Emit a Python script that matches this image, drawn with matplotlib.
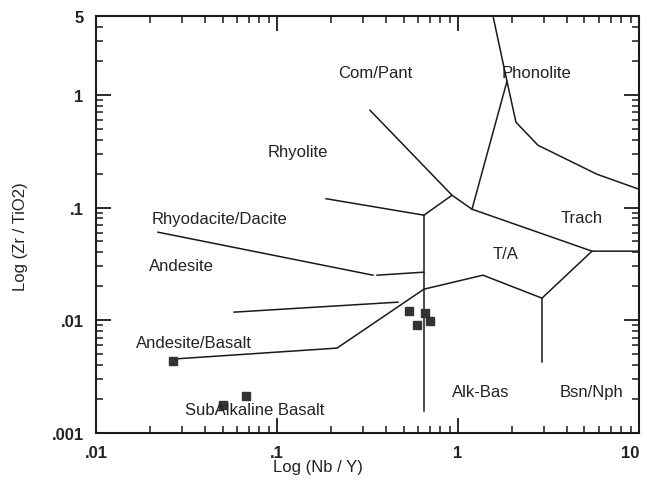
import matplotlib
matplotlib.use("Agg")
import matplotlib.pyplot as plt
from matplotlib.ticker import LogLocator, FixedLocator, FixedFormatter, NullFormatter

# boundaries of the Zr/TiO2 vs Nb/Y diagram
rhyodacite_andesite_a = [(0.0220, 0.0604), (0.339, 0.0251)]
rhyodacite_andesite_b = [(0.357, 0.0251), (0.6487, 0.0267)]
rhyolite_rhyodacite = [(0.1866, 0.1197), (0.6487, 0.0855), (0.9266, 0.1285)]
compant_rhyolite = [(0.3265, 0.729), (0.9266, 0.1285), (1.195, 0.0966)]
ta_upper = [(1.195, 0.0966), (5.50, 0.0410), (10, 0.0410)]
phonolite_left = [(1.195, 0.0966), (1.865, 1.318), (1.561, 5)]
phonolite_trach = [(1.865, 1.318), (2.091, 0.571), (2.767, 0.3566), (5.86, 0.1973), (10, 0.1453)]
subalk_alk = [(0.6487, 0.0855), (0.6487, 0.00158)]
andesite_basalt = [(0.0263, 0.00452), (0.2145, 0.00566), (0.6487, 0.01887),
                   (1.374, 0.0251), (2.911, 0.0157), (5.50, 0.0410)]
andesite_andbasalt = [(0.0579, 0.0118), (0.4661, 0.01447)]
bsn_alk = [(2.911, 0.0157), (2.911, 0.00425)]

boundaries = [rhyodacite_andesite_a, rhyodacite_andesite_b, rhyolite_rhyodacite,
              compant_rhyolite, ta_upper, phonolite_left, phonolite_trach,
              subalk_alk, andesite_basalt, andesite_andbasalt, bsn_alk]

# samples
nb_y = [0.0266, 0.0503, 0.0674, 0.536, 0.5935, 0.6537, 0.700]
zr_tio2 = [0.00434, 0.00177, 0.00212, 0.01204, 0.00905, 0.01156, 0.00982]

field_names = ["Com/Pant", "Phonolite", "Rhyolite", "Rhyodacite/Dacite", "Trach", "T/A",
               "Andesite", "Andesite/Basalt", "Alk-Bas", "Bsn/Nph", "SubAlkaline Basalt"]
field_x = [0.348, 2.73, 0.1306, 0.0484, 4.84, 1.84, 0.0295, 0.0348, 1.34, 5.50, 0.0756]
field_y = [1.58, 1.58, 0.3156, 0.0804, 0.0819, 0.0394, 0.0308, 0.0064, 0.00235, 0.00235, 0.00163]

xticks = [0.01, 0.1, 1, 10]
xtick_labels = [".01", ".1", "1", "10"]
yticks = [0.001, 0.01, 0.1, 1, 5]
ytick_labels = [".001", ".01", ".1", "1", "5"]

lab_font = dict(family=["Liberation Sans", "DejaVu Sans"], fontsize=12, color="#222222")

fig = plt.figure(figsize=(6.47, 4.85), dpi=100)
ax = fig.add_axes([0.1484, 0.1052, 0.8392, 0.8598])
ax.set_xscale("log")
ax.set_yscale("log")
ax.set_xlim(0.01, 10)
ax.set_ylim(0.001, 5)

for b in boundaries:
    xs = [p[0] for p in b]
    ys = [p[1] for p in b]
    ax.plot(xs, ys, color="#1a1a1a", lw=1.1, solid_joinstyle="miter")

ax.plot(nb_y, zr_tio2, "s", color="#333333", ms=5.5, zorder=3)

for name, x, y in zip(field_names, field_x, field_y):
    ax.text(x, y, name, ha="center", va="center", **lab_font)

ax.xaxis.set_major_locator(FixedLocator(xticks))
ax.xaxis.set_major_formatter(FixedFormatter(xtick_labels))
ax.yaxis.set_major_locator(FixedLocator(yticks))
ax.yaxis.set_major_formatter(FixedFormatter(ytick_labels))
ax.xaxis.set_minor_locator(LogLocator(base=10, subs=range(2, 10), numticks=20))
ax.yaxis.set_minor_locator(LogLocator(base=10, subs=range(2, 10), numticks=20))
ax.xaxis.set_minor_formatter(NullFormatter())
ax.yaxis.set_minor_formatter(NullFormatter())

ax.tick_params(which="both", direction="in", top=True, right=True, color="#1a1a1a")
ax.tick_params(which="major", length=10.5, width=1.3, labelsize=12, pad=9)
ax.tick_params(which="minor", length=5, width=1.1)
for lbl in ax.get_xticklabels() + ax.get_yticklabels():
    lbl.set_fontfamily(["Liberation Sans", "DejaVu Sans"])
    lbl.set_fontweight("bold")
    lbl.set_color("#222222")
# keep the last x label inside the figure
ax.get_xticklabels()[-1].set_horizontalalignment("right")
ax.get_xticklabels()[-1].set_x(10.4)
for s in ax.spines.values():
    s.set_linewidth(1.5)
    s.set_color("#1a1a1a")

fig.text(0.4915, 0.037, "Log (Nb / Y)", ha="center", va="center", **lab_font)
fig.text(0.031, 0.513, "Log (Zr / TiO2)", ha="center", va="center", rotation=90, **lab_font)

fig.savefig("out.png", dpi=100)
* * * * * * *
Direction: Leave out the pictures and transcribe everything else exactly.

Result for this exercise:
Emit a Python script that matches this image, drawn with matplotlib.
import matplotlib
matplotlib.use("Agg")
import matplotlib.pyplot as plt
from matplotlib.ticker import LogLocator, FixedLocator, FixedFormatter, NullFormatter

# boundaries of the Zr/TiO2 vs Nb/Y diagram
rhyodacite_andesite_a = [(0.0220, 0.0604), (0.339, 0.0251)]
rhyodacite_andesite_b = [(0.357, 0.0251), (0.6487, 0.0267)]
rhyolite_rhyodacite = [(0.1866, 0.1197), (0.6487, 0.0855), (0.9266, 0.1285)]
compant_rhyolite = [(0.3265, 0.729), (0.9266, 0.1285), (1.195, 0.0966)]
ta_upper = [(1.195, 0.0966), (5.50, 0.0410), (10, 0.0410)]
phonolite_left = [(1.195, 0.0966), (1.865, 1.318), (1.561, 5)]
phonolite_trach = [(1.865, 1.318), (2.091, 0.571), (2.767, 0.3566), (5.86, 0.1973), (10, 0.1453)]
subalk_alk = [(0.6487, 0.0855), (0.6487, 0.00158)]
andesite_basalt = [(0.0263, 0.00452), (0.2145, 0.00566), (0.6487, 0.01887),
                   (1.374, 0.0251), (2.911, 0.0157), (5.50, 0.0410)]
andesite_andbasalt = [(0.0579, 0.0118), (0.4661, 0.01447)]
bsn_alk = [(2.911, 0.0157), (2.911, 0.00425)]

boundaries = [rhyodacite_andesite_a, rhyodacite_andesite_b, rhyolite_rhyodacite,
              compant_rhyolite, ta_upper, phonolite_left, phonolite_trach,
              subalk_alk, andesite_basalt, andesite_andbasalt, bsn_alk]

# samples
nb_y = [0.0266, 0.0503, 0.0674, 0.536, 0.5935, 0.6537, 0.700]
zr_tio2 = [0.00434, 0.00177, 0.00212, 0.01204, 0.00905, 0.01156, 0.00982]

field_names = ["Com/Pant", "Phonolite", "Rhyolite", "Rhyodacite/Dacite", "Trach", "T/A",
               "Andesite", "Andesite/Basalt", "Alk-Bas", "Bsn/Nph", "SubAlkaline Basalt"]
field_x = [0.348, 2.73, 0.1306, 0.0484, 4.84, 1.84, 0.0295, 0.0348, 1.34, 5.50, 0.0756]
field_y = [1.58, 1.58, 0.3156, 0.0804, 0.0819, 0.0394, 0.0308, 0.0064, 0.00235, 0.00235, 0.00163]

xticks = [0.01, 0.1, 1, 10]
xtick_labels = [".01", ".1", "1", "10"]
yticks = [0.001, 0.01, 0.1, 1, 5]
ytick_labels = [".001", ".01", ".1", "1", "5"]

lab_font = dict(family=["Liberation Sans", "DejaVu Sans"], fontsize=12, color="#222222")

fig = plt.figure(figsize=(6.47, 4.85), dpi=100)
ax = fig.add_axes([0.1484, 0.1052, 0.8392, 0.8598])
ax.set_xscale("log")
ax.set_yscale("log")
ax.set_xlim(0.01, 10)
ax.set_ylim(0.001, 5)

for b in boundaries:
    xs = [p[0] for p in b]
    ys = [p[1] for p in b]
    ax.plot(xs, ys, color="#1a1a1a", lw=1.1, solid_joinstyle="miter")

ax.plot(nb_y, zr_tio2, "s", color="#333333", ms=5.5, zorder=3)

for name, x, y in zip(field_names, field_x, field_y):
    ax.text(x, y, name, ha="center", va="center", **lab_font)

ax.xaxis.set_major_locator(FixedLocator(xticks))
ax.xaxis.set_major_formatter(FixedFormatter(xtick_labels))
ax.yaxis.set_major_locator(FixedLocator(yticks))
ax.yaxis.set_major_formatter(FixedFormatter(ytick_labels))
ax.xaxis.set_minor_locator(LogLocator(base=10, subs=range(2, 10), numticks=20))
ax.yaxis.set_minor_locator(LogLocator(base=10, subs=range(2, 10), numticks=20))
ax.xaxis.set_minor_formatter(NullFormatter())
ax.yaxis.set_minor_formatter(NullFormatter())

ax.tick_params(which="both", direction="in", top=True, right=True, color="#1a1a1a")
ax.tick_params(which="major", length=10.5, width=1.3, labelsize=12, pad=9)
ax.tick_params(which="minor", length=5, width=1.1)
for lbl in ax.get_xticklabels() + ax.get_yticklabels():
    lbl.set_fontfamily(["Liberation Sans", "DejaVu Sans"])
    lbl.set_fontweight("bold")
    lbl.set_color("#222222")
# keep the last x label inside the figure
ax.get_xticklabels()[-1].set_horizontalalignment("right")
ax.get_xticklabels()[-1].set_x(10.4)
for s in ax.spines.values():
    s.set_linewidth(1.5)
    s.set_color("#1a1a1a")

fig.text(0.4915, 0.037, "Log (Nb / Y)", ha="center", va="center", **lab_font)
fig.text(0.031, 0.513, "Log (Zr / TiO2)", ha="center", va="center", rotation=90, **lab_font)

fig.savefig("out.png", dpi=100)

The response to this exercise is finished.